— begin —

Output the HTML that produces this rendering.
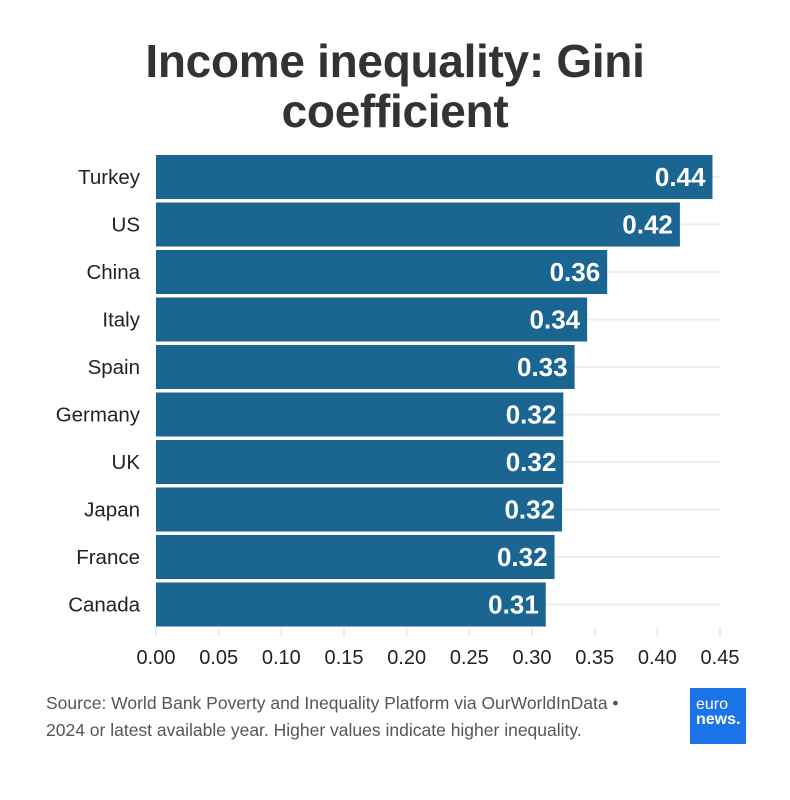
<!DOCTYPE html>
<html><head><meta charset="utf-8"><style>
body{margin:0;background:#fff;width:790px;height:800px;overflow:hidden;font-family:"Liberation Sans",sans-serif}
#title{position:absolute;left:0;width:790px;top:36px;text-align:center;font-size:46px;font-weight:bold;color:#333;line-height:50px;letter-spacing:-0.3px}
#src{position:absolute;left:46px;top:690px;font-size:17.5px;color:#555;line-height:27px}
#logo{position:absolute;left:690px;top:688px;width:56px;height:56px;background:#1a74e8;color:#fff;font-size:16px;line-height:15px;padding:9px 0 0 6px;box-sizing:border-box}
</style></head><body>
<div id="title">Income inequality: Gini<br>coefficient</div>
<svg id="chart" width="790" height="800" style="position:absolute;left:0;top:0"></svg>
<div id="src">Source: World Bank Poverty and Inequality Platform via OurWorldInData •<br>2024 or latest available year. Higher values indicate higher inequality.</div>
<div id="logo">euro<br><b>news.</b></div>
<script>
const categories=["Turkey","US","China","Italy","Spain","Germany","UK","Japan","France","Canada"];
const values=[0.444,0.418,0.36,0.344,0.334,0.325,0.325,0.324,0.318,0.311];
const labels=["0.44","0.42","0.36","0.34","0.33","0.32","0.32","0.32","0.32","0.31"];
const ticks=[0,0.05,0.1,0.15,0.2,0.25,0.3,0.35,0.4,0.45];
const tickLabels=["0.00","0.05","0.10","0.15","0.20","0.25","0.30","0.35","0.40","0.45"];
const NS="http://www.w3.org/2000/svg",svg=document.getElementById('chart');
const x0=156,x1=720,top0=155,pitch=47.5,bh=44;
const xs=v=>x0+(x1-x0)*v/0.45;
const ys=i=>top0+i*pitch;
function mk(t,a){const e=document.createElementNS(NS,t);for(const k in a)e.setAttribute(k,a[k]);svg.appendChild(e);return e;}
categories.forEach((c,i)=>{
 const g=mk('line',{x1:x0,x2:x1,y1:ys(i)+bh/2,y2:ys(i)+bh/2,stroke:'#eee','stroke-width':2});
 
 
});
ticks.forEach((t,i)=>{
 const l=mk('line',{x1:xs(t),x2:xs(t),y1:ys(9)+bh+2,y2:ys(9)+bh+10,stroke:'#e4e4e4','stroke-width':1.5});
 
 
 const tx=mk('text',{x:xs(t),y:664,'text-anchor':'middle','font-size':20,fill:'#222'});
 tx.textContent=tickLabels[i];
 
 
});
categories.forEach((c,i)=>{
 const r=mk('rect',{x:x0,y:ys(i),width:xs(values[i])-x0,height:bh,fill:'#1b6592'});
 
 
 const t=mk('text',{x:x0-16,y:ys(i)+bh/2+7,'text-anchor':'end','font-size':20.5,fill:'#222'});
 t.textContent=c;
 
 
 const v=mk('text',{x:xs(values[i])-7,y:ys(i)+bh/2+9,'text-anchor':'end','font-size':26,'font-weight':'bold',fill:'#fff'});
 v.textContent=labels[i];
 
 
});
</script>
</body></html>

— end —

• **Exercise details**
Write out every line above exactly as it is, leaving out the pictures.

• **Exercise output**
Output the HTML that produces this rendering.
<!DOCTYPE html>
<html><head><meta charset="utf-8"><style>
body{margin:0;background:#fff;width:790px;height:800px;overflow:hidden;font-family:"Liberation Sans",sans-serif}
#title{position:absolute;left:0;width:790px;top:36px;text-align:center;font-size:46px;font-weight:bold;color:#333;line-height:50px;letter-spacing:-0.3px}
#src{position:absolute;left:46px;top:690px;font-size:17.5px;color:#555;line-height:27px}
#logo{position:absolute;left:690px;top:688px;width:56px;height:56px;background:#1a74e8;color:#fff;font-size:16px;line-height:15px;padding:9px 0 0 6px;box-sizing:border-box}
</style></head><body>
<div id="title">Income inequality: Gini<br>coefficient</div>
<svg id="chart" width="790" height="800" style="position:absolute;left:0;top:0"></svg>
<div id="src">Source: World Bank Poverty and Inequality Platform via OurWorldInData •<br>2024 or latest available year. Higher values indicate higher inequality.</div>
<div id="logo">euro<br><b>news.</b></div>
<script>
const categories=["Turkey","US","China","Italy","Spain","Germany","UK","Japan","France","Canada"];
const values=[0.444,0.418,0.36,0.344,0.334,0.325,0.325,0.324,0.318,0.311];
const labels=["0.44","0.42","0.36","0.34","0.33","0.32","0.32","0.32","0.32","0.31"];
const ticks=[0,0.05,0.1,0.15,0.2,0.25,0.3,0.35,0.4,0.45];
const tickLabels=["0.00","0.05","0.10","0.15","0.20","0.25","0.30","0.35","0.40","0.45"];
const NS="http://www.w3.org/2000/svg",svg=document.getElementById('chart');
const x0=156,x1=720,top0=155,pitch=47.5,bh=44;
const xs=v=>x0+(x1-x0)*v/0.45;
const ys=i=>top0+i*pitch;
function mk(t,a){const e=document.createElementNS(NS,t);for(const k in a)e.setAttribute(k,a[k]);svg.appendChild(e);return e;}
categories.forEach((c,i)=>{
 const g=mk('line',{x1:x0,x2:x1,y1:ys(i)+bh/2,y2:ys(i)+bh/2,stroke:'#eee','stroke-width':2});
 
 
});
ticks.forEach((t,i)=>{
 const l=mk('line',{x1:xs(t),x2:xs(t),y1:ys(9)+bh+2,y2:ys(9)+bh+10,stroke:'#e4e4e4','stroke-width':1.5});
 
 
 const tx=mk('text',{x:xs(t),y:664,'text-anchor':'middle','font-size':20,fill:'#222'});
 tx.textContent=tickLabels[i];
 
 
});
categories.forEach((c,i)=>{
 const r=mk('rect',{x:x0,y:ys(i),width:xs(values[i])-x0,height:bh,fill:'#1b6592'});
 
 
 const t=mk('text',{x:x0-16,y:ys(i)+bh/2+7,'text-anchor':'end','font-size':20.5,fill:'#222'});
 t.textContent=c;
 
 
 const v=mk('text',{x:xs(values[i])-7,y:ys(i)+bh/2+9,'text-anchor':'end','font-size':26,'font-weight':'bold',fill:'#fff'});
 v.textContent=labels[i];
 
 
});
</script>
</body></html>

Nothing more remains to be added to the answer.